The S&P 500 (^GSPC -0.35%) made news last Friday when it closed at an all-time high of 2,874.69. By doing so, the broad-based market benchmark set its first record since late January, beating its previous best by less than two points, or about 0.06%.
Yet the S&P 500 is just one measure of the stock market. There are dozens of other gauges of market performance, and the different benchmarks that they track include different stocks that share common characteristics like size, industry, or geography. When you look more closely at some of these other indexes, you can see that some parts of the market have pushed sharply higher throughout the past seven months, while others have gotten left behind.
On one hand, the Nasdaq Composite (^IXIC -0.71%) and the Russell 2000 (RUSSELLINDICES: ^RUT) have both seen extremely strong performance since January.
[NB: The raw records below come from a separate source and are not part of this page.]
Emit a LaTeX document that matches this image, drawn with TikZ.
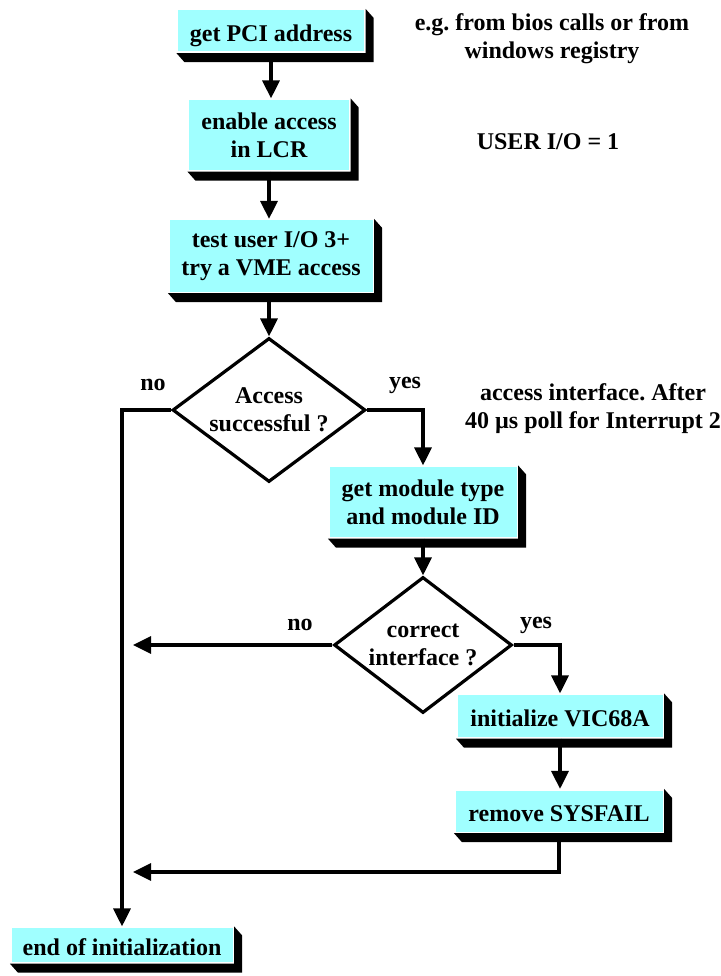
\documentclass[tikz,border=0pt]{standalone}
\usepackage{fontspec}
\setmainfont{Liberation Serif}
\usetikzlibrary{shapes.geometric,arrows.meta}

% black 3D edge to the right of and below a box
\newcommand{\extrude}[1]{%
  \fill[black] (#1.north east) -- ++(8,9) -- ([shift={(8,9)}]#1.south east)
    -- ([shift={(8,9)}]#1.south west) -- (#1.south west) -- (#1.south east) -- cycle;}

\begin{document}
\begin{tikzpicture}[x=1pt, y=-1pt, line width=3.2pt,
    font=\fontsize{24}{28}\selectfont\bfseries,
    stepbox/.style={fill=boxcyan, inner sep=0pt, align=center},
    oneline/.style={text height=21pt, text depth=0pt},
    decision/.style={draw, diamond, inner sep=0pt, minimum width=193pt, minimum height=144pt},
    flow/.style={-{Triangle[length=18pt,width=17pt]}}]
    % Define custom colors
    \definecolor{boxcyan}{RGB}{160,255,255}

    \useasboundingbox (0,0) rectangle (720,976);

    % Steps down to the first test
    \node[stepbox, oneline, minimum width=186pt, minimum height=41pt] (pci) at (271,31) {get PCI address};
    \node[stepbox, minimum width=160pt, minimum height=70pt] (lcr) at (269,135) {enable access\\in LCR};
    \node[stepbox, minimum width=203pt, minimum height=71pt] (vme) at (271,256) {test user I/O 3+\\try a VME access};
    \extrude{pci}
    \extrude{lcr}
    \extrude{vme}

    % Access successful ?
    \node[decision, label={[align=center]center:{Access\\successful ?}}] (access) at (269,410) {};
    \node (accno) at (153,385) {no};
    \node (accyes) at (405,385) {yes};

    % Module type
    \node[stepbox, minimum width=187pt, minimum height=70pt] (module) at (423,502) {get module type\\and module ID};
    \extrude{module}

    % correct interface ?
    \node[decision, minimum width=178pt, minimum height=136pt,
        label={[align=center]center:{correct\\interface ?}}] (iface) at (423,645) {};
    \node (ifno) at (300,625) {no};
    \node (ifyes) at (536,625) {yes};

    % Setup of the interface
    \node[stepbox, oneline, minimum width=205pt, minimum height=42pt] (vic) at (560,716) {initialize VIC68A};
    \node[stepbox, oneline, minimum width=207pt, minimum height=41pt] (sysfail) at (559,811) {remove SYSFAIL};
    \extrude{vic}
    \extrude{sysfail}

    % End
    \node[stepbox, oneline, minimum width=221pt, minimum height=34pt] (done) at (122,945) {end of initialization};
    \extrude{done}

    % Notes on the right
    \node[align=center] (bios) at (552,39) {e.g.\ from bios calls or from\\windows registry};
    \node (userio) at (548,142) {USER I/O = 1};
    \node[align=center] (irq) at (593,409) {access interface.\ After\\40 µs poll for Interrupt 2};

    % Connectors
    \coordinate (noend) at (133,645);
    \coordinate (backend) at (133,872);
    \draw[flow] (pci.south) -- (pci.south |- lcr.north);
    \draw[flow] (lcr.south) -- (lcr.south |- vme.north);
    \draw[flow] (vme.south -| access.north) -- (access.north);
    \draw[flow] (access.west) -| (done.north);
    \draw[flow] (access.east) -| (module.north);
    \draw[flow] (module.south) -- (iface.north);
    \draw[flow] (iface.west) -- (noend);
    \draw[flow] (iface.east) -| (vic.north);
    \draw[flow] (vic.south) -- (vic.south |- sysfail.north);
    \draw[flow] (sysfail.south) |- (backend);
\end{tikzpicture}
\end{document}
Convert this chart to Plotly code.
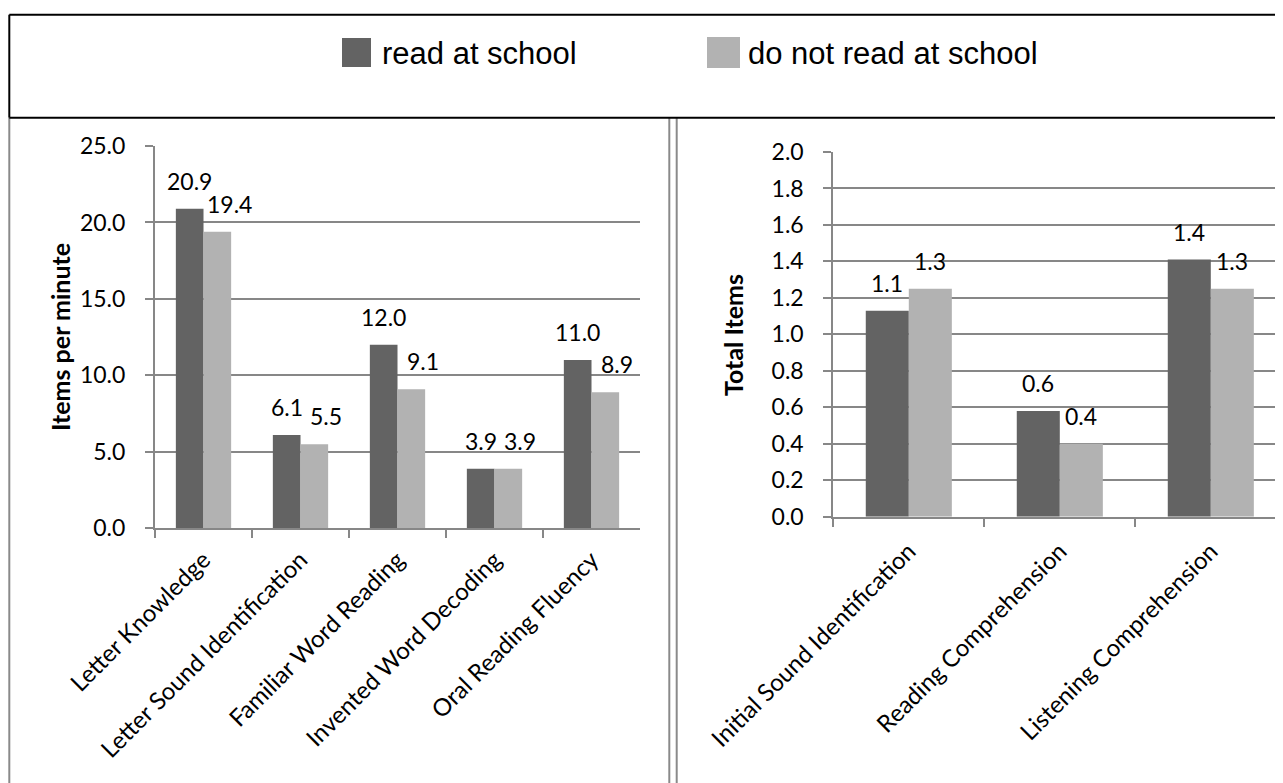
import plotly.graph_objects as go

# ---- data ----
left_categories = ["Letter Knowledge", "Letter Sound Identification", "Familiar Word Reading",
                   "Invented Word Decoding", "Oral Reading Fluency"]
left_read = [20.9, 6.1, 12.0, 3.9, 11.0]
left_not_read = [19.4, 5.5, 9.1, 3.9, 8.9]

right_categories = ["Initial Sound Identification", "Reading Comprehension", "Listening Comprehension"]
right_read = [1.13, 0.58, 1.41]
right_not_read = [1.25, 0.40, 1.25]

series_names = ["read at school", "do not read at school"]
left_ticks = [0, 5, 10, 15, 20, 25]
right_ticks = [0, 0.2, 0.4, 0.6, 0.8, 1.0, 1.2, 1.4, 1.6, 1.8, 2.0]
left_title = "Items per minute"
right_title = "Total Items"

# ---- style ----
DARK = "#636363"
LIGHT = "#b2b2b2"
GRID = "#878787"
PANEL = "#8a8a8a"
W, H = 1283, 783
OFF = 8  # page body margin that offsets the figure on screen
BARGAP = 0.43
FONT = "Lato, Carlito, Noto Sans, sans-serif"

def px(x):
    return (x - OFF) / W

def py(y):
    return 1 - (y - OFF) / H

fig = go.Figure()

def bar(x, y, name, color, xa, ya):
    return go.Bar(x=x, y=y, name=name, marker_color=color, marker_line_width=0,
                  xaxis=xa, yaxis=ya, showlegend=False, hoverinfo="x+y+name")

fig.add_trace(bar(left_categories, left_read, series_names[0], DARK, "x", "y"))
fig.add_trace(bar(left_categories, left_not_read, series_names[1], LIGHT, "x", "y"))
fig.add_trace(bar(right_categories, right_read, series_names[0], DARK, "x2", "y2"))
fig.add_trace(bar(right_categories, right_not_read, series_names[1], LIGHT, "x2", "y2"))

tickfont = dict(family=FONT, size=23, color="#000000")
catfont = dict(family=FONT, size=24, color="#000000")

common_x = dict(type="category", showgrid=False, showline=True, linecolor=GRID, linewidth=2,
                ticks="outside", tickson="boundaries", ticklen=8, tickcolor=GRID, tickwidth=2,
                tickangle=-45, tickfont=catfont, automargin=False)
common_y = dict(showgrid=True, gridcolor=GRID, gridwidth=2, showline=True, linecolor=GRID,
                linewidth=2, ticks="outside", ticklen=8, tickcolor=GRID, tickwidth=2,
                tickfont=tickfont, tickformat=".1f", zeroline=False, ticklabelstandoff=15,
                automargin=False)

# right plot reaches past the window edge: extend its category range accordingly
right_px_per_cat = (984.3 - 833.3)
right_end = -0.5 + (W + OFF - 833.3) / right_px_per_cat

fig.update_layout(
    width=W, height=H, autosize=False,
    margin=dict(l=0, r=0, t=0, b=0, pad=0, autoexpand=False),
    paper_bgcolor="white", plot_bgcolor="white",
    barmode="group",
    bargap=BARGAP, bargroupgap=0,
    xaxis=dict(domain=[px(155), px(640)], anchor="y", range=[-0.5, len(left_categories) - 0.5],
               ticklabelstandoff=6, **common_x),
    yaxis=dict(domain=[py(528.3), py(146)], anchor="x", range=[0, 25], tickvals=left_ticks, **common_y),
    xaxis2=dict(domain=[px(833.3), 1.0], anchor="y2", range=[-0.5, right_end],
                ticklabelstandoff=9, **common_x),
    yaxis2=dict(domain=[py(516.7), py(152)], anchor="x2", range=[0, 2.0], tickvals=right_ticks, **common_y),
    showlegend=False,
    font=dict(family=FONT),
)

annotations = []
title_font = dict(family=FONT, size=25, color="#000000")
annotations.append(dict(text="<b>%s</b>" % left_title, x=px(60), y=py(337), xref="paper", yref="paper",
                        xanchor="center", yanchor="middle",
                        textangle=-90, showarrow=False, font=title_font))
annotations.append(dict(text="<b>%s</b>" % right_title, x=px(733), y=py(335), xref="paper", yref="paper",
                        xanchor="center", yanchor="middle",
                        textangle=-90, showarrow=False, font=title_font))

# data labels above bars (positioned on each grouped bar through the axis scale)
half = (1 - BARGAP) / 4
label_font = dict(family=FONT, size=23, color="#000000")
for xa, ya, cats, vals_a, vals_b, nudge in [("x", "y", left_categories, left_read, left_not_read, 12),
                                            ("x2", "y2", right_categories, right_read, right_not_read, 0)]:
    for i, _ in enumerate(cats):
        for off, v, xs in ((-half, vals_a[i], 0), (half, vals_b[i], nudge)):
            annotations.append(dict(x=i + off, y=v, xref=xa, yref=ya, text="%.1f" % (v + 1e-9),
                                    showarrow=False, yanchor="bottom", xanchor="center",
                                    xshift=xs, yshift=12, font=label_font))

# legend drawn in the top box
legend_items = [(series_names[0], DARK, 342, 371, 38, 67, 380),
                (series_names[1], LIGHT, 707, 740, 37, 68, 746)]
shapes = []
for name, color, x0, x1, y0, y1, tx in legend_items:
    shapes.append(dict(type="rect", xref="paper", yref="paper", x0=px(x0), x1=px(x1),
                       y0=py(y1), y1=py(y0), line=dict(width=0), fillcolor=color))
    annotations.append(dict(text=name, x=px(tx), y=py(54), xref="paper", yref="paper",
                            xanchor="left", yanchor="middle", showarrow=False,
                            font=dict(family="Liberation Sans, Arial, sans-serif", size=31, color="#000000")))

fig.update_layout(annotations=annotations)

def line(x0, y0, x1, y1, color, w):
    return dict(type="line", xref="paper", yref="paper", x0=x0, x1=x1, y0=y0, y1=y1,
                line=dict(color=color, width=w))

shapes += [
    line(px(9.3), py(14.7), 1.0, py(14.7), "black", 2),
    line(px(9.3), py(14.7), px(9.3), py(117.7), "black", 2),
    line(px(9.3), py(117.7), px(9.3), 0, PANEL, 2),
    line(px(669.3), py(117.7), px(669.3), 0, PANEL, 2),
    line(px(676.7), py(117.7), px(676.7), 0, PANEL, 2),
    line(px(9.3), py(117.7), 1.0, py(117.7), "black", 2),
]
fig.update_layout(shapes=shapes)

fig.write_html("out.html")
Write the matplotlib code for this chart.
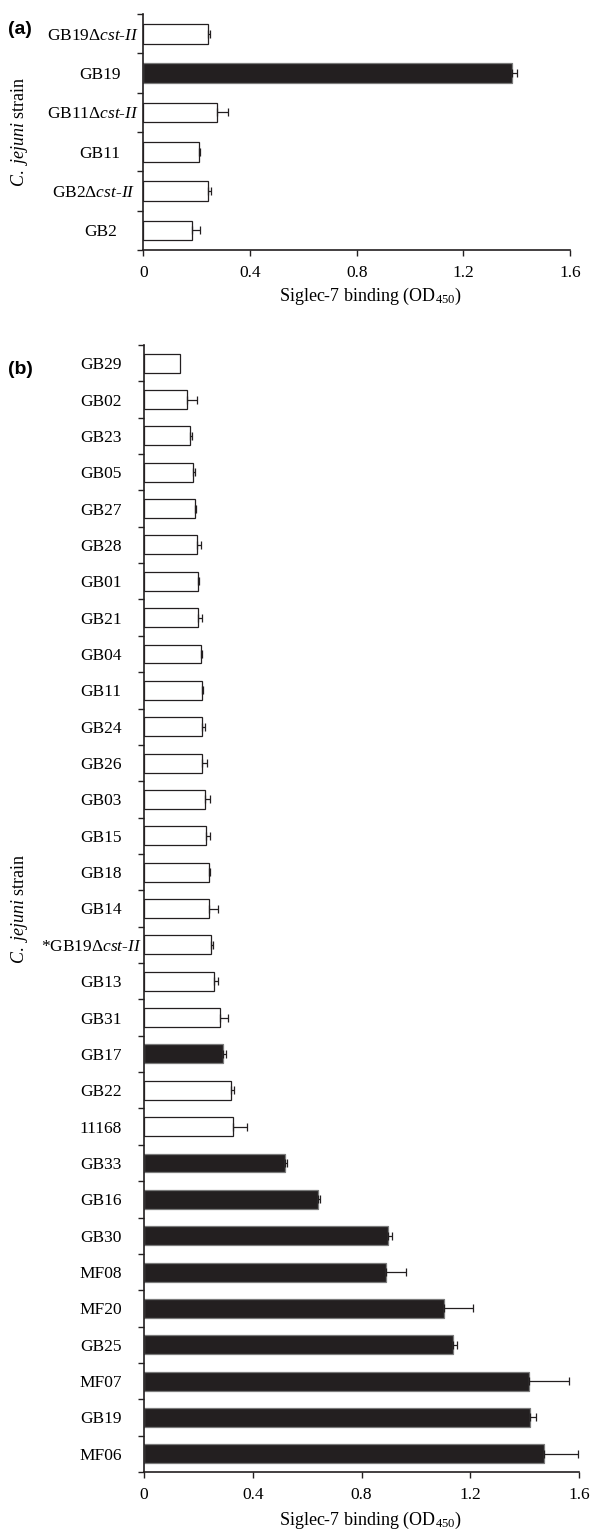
import numpy as np
import matplotlib
matplotlib.use('Agg')
import matplotlib.pyplot as plt
from matplotlib.ticker import FixedLocator, FuncFormatter

plt.rcParams['font.family'] = ['Liberation Serif', 'DejaVu Serif']
plt.rcParams['mathtext.fontset'] = 'custom'
plt.rcParams['mathtext.rm'] = 'Liberation Serif'
plt.rcParams['mathtext.it'] = 'Liberation Serif:italic'
plt.rcParams['font.size'] = 12.5

# panel (a)
strains_a = ['GB19Δcst-II', 'GB19', 'GB11Δcst-II', 'GB11', 'GB2Δcst-II', 'GB2']
values_a = [0.244, 1.384, 0.277, 0.210, 0.244, 0.184]
errors_a = [0.005, 0.019, 0.041, 0.004, 0.010, 0.029]
dark_a = ['GB19']

# panel (b)
strains_b = ['GB29', 'GB02', 'GB23', 'GB05', 'GB27', 'GB28', 'GB01', 'GB21',
             'GB04', 'GB11', 'GB24', 'GB26', 'GB03', 'GB15', 'GB18', 'GB14',
             '*GB19Δcst-II', 'GB13', 'GB31', 'GB17', 'GB22', '11168', 'GB33',
             'GB16', 'GB30', 'MF08', 'MF20', 'GB25', 'MF07', 'GB19', 'MF06']
values_b = [0.132, 0.157, 0.169, 0.179, 0.189, 0.194, 0.199, 0.199,
            0.210, 0.213, 0.213, 0.213, 0.223, 0.228, 0.238, 0.238,
            0.245, 0.257, 0.278, 0.289, 0.319, 0.329, 0.519,
            0.641, 0.898, 0.890, 1.103, 1.135, 1.416, 1.420, 1.471]
errors_b = [0.0, 0.037, 0.009, 0.009, 0.003, 0.016, 0.004, 0.016,
            0.005, 0.004, 0.011, 0.017, 0.020, 0.015, 0.005, 0.036,
            0.010, 0.016, 0.032, 0.011, 0.012, 0.051, 0.006,
            0.006, 0.015, 0.072, 0.107, 0.015, 0.148, 0.022, 0.124]
dark_b = ['GB17', 'GB33', 'GB16', 'GB30', 'MF08', 'MF20', 'GB25', 'MF07',
          'GB19', 'MF06']

x_ticks = [0, 0.4, 0.8, 1.2, 1.6]
INK = '#231f20'

W, H = 595, 1532
fig = plt.figure(figsize=(W / 100, H / 100), dpi=100)


def nice(name):
    return name.replace('Δcst-II', r'Δ$\mathit{cst}$-$\mathit{II}$')


def panel(ax, strains, values, errors, dark, barh, long_shift):
    n = len(strains)
    y = np.arange(n)
    fills = [INK if s in dark else 'white' for s in strains]
    edges = ['#7a7a7a' if s in dark else INK for s in strains]
    ax.barh(y, values, height=barh, color=fills, edgecolor=edges, linewidth=0.9, zorder=2)
    err = np.array(errors)
    vals = np.array(values)
    m = err > 0
    ax.errorbar(vals[m], y[m], xerr=[np.zeros(m.sum()), err[m]], fmt='none',
                ecolor=INK, elinewidth=0.9, capsize=2.6, capthick=0.9, zorder=3)
    ax.set_ylim(n - 0.5, -0.5)
    ax.set_xlim(0, 1.6)
    for s in ['top', 'right']:
        ax.spines[s].set_visible(False)
    for s in ['left', 'bottom']:
        ax.spines[s].set_linewidth(1.2)
        ax.spines[s].set_color(INK)
    ax.set_yticks(y)
    ax.set_yticklabels([nice(s) for s in strains], ha='center')
    ax.yaxis.set_minor_locator(FixedLocator(np.arange(n + 1) - 0.5))
    ax.tick_params(axis='y', which='major', length=0, pad=31)
    ax.tick_params(axis='y', which='minor', length=4, width=1.0, color=INK)
    ax.set_xticks(x_ticks)
    ax.xaxis.set_major_formatter(FuncFormatter(lambda v, p: '0' if v == 0 else f'{v:.1f}'))
    ax.tick_params(axis='x', length=4, width=1.0, color=INK, pad=7)
    for lab in ax.get_yticklabels():
        if 'cst' in lab.get_text():
            lab.set_x(long_shift)
    ax.set_xlabel(r'Siglec-7 binding (OD$_{450}$)', labelpad=5, fontsize=13)
    ax.set_ylabel(r'$\mathit{C.\ jejuni}$ strain', fontsize=13)


ax_a = fig.add_axes([143.3 / W, 1 - 250 / H, 426.7 / W, 236 / H])
panel(ax_a, strains_a, values_a, errors_a, dark_a, 0.5, -0.016)
ax_a.yaxis.set_label_coords(-(143.3 - 30) / 426.7, 0.5)
ax_a.xaxis.set_label_coords((370 - 143.3) / 426.7, -0.15)

ax_b = fig.add_axes([144 / W, 1 - 1472 / H, 435 / W, 1127 / H])
panel(ax_b, strains_b, values_b, errors_b, dark_b, 0.52, -0.023)
ax_b.yaxis.set_label_coords(-(144 - 30) / 435, 0.5)
ax_b.xaxis.set_label_coords((370 - 144) / 435, -38 / 1127)

fig.text(8 / W, 1 - 29 / H, '(a)', family='Liberation Sans', weight='bold', fontsize=14, va='center')
fig.text(8 / W, 1 - 369 / H, '(b)', family='Liberation Sans', weight='bold', fontsize=14, va='center')

fig.savefig('out.png', dpi=100)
For the Russell 2000, the smaller U.S. companies whose stocks are included in the benchmark give it less potential exposure to some of the geopolitical and macroeconomic issues that have dominated headlines, especially the ongoing trade disputes between U.S. and many of its major trading partners. Small companies tend to do more of their business domestically and rely less on foreign trade for their prosperity than larger companies. The Nasdaq has thrived as the technology stocks that make up a large part of that benchmark have led the way higher, with investors concluding that tech advances have to occur no matter what happens on the trade front.
On the other hand, the weak performance of the Dow Jones Industrial Average (^DJI -0.24%) as well as foreign markets like Japan and Germany more fully reflects the manufacturing-heavy multinational companies that make up substantial portions of those benchmarks. Many of their constituent companies will bear the brunt of ongoing trade tensions if they continue.
Many investors will celebrate the S&P 500's new high as a landmark event. But those who've focused on other parts of the stock market have already had plenty of reason to celebrate -- and they continue to do so.